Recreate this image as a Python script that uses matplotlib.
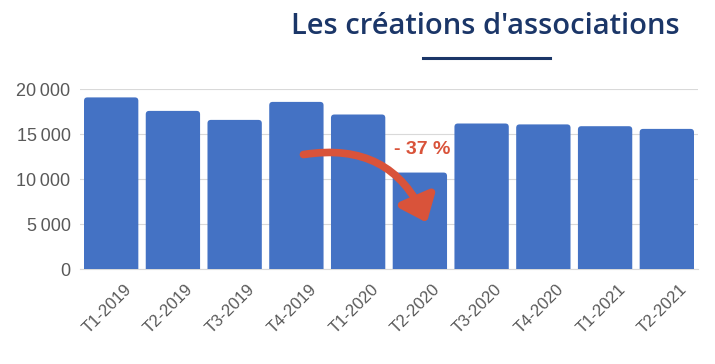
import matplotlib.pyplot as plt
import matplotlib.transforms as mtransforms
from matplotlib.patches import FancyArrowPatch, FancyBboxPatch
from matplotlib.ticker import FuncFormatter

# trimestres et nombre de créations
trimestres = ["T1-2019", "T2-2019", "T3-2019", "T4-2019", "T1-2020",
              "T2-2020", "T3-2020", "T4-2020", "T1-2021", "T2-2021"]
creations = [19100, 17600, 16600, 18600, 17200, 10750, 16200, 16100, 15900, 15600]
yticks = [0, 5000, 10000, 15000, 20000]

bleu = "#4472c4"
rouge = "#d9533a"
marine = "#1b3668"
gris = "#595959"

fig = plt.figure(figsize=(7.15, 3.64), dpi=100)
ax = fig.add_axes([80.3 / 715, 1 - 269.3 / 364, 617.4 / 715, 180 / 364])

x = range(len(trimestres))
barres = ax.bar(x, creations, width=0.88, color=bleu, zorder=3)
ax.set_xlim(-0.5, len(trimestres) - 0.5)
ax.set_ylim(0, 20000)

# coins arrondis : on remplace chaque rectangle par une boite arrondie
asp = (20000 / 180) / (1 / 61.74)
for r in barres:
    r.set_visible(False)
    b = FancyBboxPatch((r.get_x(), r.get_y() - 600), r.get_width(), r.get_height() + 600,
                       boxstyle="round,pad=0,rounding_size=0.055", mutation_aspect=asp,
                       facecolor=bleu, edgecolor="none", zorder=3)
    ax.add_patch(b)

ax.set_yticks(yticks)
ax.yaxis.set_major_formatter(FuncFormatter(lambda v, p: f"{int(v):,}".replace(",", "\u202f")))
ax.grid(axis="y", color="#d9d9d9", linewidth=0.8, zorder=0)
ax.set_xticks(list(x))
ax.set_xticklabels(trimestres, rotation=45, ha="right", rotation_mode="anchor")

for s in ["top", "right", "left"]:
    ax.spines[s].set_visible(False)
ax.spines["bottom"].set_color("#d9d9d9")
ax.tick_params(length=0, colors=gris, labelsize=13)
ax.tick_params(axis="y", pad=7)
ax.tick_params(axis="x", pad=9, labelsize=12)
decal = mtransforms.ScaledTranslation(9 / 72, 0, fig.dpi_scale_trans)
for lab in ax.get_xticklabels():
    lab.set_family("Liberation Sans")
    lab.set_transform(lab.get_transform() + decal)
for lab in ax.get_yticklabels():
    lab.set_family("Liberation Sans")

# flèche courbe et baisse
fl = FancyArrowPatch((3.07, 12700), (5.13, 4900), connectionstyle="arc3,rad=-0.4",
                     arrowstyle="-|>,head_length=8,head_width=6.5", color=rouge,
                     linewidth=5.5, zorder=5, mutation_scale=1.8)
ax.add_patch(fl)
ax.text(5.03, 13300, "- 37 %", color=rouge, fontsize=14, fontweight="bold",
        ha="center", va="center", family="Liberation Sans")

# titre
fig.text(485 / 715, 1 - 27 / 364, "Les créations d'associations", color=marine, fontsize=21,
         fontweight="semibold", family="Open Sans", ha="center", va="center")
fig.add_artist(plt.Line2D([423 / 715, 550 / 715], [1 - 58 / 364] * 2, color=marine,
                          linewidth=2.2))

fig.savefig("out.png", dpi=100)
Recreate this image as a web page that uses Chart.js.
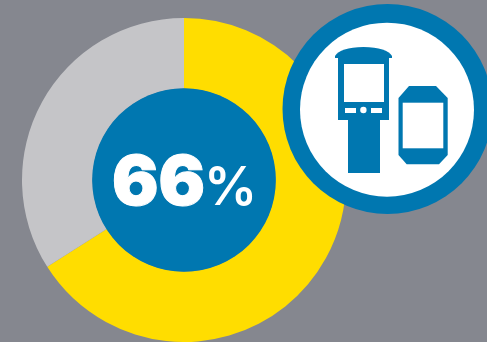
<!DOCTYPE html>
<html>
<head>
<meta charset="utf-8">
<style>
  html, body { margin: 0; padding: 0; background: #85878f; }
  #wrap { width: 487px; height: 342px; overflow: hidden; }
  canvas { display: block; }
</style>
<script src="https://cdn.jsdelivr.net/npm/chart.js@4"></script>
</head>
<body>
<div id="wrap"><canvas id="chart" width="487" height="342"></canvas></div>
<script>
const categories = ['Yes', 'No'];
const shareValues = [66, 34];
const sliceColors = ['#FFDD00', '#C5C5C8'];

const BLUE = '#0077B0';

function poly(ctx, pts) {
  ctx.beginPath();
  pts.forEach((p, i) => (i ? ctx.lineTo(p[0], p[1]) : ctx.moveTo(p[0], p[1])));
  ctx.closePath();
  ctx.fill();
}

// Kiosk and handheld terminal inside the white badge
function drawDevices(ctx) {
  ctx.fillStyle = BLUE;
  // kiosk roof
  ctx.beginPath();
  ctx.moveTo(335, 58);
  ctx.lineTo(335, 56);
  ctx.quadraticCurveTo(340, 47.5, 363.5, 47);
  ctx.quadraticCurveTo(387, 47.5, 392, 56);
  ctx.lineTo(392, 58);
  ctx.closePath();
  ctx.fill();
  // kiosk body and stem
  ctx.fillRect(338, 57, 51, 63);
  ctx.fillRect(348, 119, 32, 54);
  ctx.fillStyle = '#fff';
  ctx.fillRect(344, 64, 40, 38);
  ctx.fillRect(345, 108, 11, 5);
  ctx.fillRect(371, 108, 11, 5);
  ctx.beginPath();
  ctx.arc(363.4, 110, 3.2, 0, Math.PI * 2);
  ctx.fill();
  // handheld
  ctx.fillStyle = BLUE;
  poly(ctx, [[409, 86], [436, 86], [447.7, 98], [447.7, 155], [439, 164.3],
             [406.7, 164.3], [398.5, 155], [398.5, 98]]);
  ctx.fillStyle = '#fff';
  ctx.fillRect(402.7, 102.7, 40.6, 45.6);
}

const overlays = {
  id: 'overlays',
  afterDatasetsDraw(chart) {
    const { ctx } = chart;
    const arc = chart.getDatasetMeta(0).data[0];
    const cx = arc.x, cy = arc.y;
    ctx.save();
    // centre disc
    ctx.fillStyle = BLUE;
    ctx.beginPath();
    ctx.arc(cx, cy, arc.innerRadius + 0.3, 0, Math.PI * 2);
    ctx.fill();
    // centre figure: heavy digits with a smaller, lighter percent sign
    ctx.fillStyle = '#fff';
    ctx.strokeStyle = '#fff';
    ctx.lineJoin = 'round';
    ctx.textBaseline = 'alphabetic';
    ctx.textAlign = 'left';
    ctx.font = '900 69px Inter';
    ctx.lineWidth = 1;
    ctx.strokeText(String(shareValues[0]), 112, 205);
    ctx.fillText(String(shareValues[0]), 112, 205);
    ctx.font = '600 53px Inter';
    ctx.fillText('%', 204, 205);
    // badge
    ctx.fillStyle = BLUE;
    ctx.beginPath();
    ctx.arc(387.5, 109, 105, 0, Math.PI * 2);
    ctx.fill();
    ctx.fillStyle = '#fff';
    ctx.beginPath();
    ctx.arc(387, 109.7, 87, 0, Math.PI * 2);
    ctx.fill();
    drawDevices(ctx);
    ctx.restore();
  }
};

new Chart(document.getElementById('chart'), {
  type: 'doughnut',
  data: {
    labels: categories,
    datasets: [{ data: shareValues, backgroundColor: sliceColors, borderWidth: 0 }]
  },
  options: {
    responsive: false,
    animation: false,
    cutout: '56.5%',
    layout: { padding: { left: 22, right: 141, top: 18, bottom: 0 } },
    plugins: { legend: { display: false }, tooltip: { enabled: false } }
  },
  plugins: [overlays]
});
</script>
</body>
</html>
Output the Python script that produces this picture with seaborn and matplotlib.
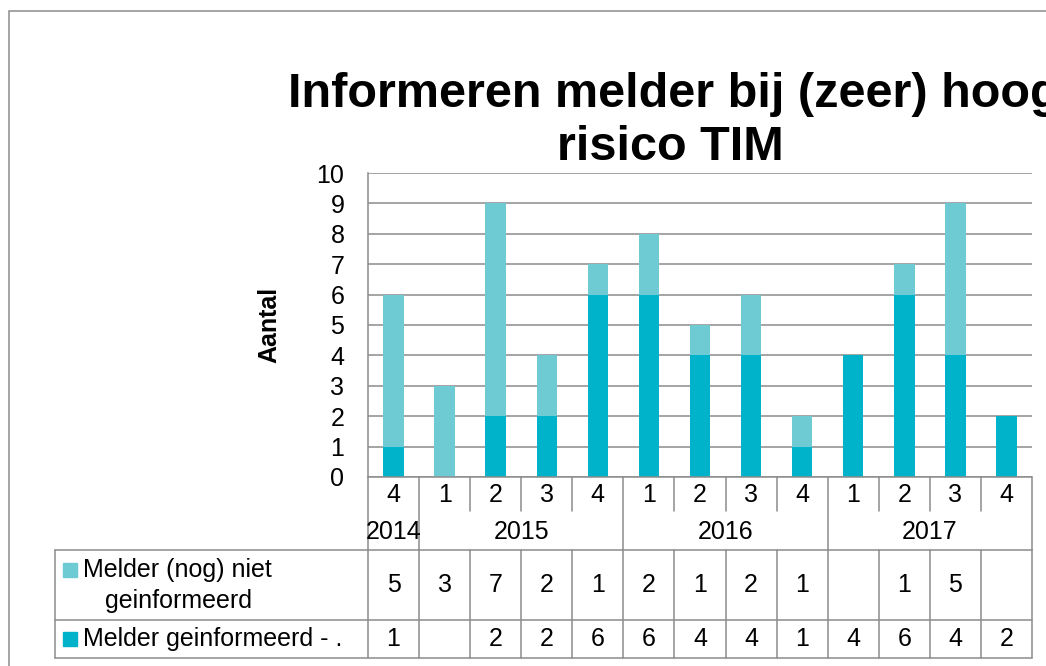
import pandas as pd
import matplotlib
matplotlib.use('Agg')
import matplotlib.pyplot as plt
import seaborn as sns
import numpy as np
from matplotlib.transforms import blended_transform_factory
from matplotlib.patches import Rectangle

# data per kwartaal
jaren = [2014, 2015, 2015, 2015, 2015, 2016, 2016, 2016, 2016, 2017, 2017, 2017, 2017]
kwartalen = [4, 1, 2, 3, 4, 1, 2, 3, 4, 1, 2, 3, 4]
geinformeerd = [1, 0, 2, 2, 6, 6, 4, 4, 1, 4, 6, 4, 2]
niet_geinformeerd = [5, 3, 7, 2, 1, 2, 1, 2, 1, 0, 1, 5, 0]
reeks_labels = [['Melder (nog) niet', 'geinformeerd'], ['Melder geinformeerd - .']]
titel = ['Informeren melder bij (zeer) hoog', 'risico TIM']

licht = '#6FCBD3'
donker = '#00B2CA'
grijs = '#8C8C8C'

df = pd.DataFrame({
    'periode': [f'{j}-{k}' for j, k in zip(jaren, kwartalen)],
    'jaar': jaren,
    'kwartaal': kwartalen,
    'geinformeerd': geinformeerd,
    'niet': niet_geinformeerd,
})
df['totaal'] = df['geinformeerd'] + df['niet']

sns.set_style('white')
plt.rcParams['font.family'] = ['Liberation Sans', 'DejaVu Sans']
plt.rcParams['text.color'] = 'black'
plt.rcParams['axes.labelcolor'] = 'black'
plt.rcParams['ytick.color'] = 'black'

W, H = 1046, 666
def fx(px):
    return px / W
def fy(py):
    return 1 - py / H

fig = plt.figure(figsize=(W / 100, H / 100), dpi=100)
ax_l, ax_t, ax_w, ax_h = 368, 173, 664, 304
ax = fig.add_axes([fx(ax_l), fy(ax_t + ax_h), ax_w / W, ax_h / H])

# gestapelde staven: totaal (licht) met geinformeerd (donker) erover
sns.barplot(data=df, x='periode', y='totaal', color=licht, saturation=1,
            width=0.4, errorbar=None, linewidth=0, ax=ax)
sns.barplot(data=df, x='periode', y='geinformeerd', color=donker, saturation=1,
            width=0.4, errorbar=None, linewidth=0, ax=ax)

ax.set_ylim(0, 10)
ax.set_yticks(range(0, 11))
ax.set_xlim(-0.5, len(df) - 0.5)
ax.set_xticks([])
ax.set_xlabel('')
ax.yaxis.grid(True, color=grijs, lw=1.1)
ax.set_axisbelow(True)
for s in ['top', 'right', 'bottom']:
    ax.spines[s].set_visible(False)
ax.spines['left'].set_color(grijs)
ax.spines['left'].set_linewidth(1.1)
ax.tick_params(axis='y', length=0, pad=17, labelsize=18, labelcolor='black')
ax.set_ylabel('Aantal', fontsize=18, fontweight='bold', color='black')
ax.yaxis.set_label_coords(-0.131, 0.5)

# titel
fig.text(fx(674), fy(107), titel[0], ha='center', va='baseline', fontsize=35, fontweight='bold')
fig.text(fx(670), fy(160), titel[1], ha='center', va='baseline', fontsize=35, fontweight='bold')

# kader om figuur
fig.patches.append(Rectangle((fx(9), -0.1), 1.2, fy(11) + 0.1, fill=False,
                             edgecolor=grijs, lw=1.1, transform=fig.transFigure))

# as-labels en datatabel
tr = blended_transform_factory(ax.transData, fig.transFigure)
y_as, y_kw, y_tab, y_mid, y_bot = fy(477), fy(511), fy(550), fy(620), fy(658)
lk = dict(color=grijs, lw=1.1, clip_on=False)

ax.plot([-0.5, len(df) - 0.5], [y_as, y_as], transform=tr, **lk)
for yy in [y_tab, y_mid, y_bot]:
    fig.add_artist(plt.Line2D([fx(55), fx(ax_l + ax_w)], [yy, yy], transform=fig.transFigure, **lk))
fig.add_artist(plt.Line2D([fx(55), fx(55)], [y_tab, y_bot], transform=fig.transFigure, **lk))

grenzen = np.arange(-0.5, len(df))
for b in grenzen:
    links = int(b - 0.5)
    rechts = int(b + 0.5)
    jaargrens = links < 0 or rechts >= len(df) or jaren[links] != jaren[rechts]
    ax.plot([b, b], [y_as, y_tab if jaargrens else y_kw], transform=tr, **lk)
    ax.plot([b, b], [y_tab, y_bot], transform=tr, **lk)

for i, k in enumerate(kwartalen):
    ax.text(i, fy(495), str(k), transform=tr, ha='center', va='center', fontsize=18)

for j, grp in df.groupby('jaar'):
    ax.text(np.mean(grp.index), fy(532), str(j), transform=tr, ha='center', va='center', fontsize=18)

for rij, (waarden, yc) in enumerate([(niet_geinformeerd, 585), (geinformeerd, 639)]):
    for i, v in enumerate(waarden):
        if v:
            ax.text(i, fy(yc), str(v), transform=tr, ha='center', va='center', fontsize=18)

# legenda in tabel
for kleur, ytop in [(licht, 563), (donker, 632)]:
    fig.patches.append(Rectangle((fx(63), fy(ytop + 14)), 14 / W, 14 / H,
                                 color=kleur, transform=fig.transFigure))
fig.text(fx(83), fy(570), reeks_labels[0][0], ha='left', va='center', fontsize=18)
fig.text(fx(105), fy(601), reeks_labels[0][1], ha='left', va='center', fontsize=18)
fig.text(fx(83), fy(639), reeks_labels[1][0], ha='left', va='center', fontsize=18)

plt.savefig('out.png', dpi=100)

→ **GOAL OF THE EXERCISE**: Take the stretch from the line containing "Output the Python" through the line containing "from matplotlib.patches import Rectangle" and reproduce it exactly, both ends included. Omit the pictures.

→ **SOLUTION TO THIS PROBLEM**:
Output the Python script that produces this picture with seaborn and matplotlib.
import pandas as pd
import matplotlib
matplotlib.use('Agg')
import matplotlib.pyplot as plt
import seaborn as sns
import numpy as np
from matplotlib.transforms import blended_transform_factory
from matplotlib.patches import Rectangle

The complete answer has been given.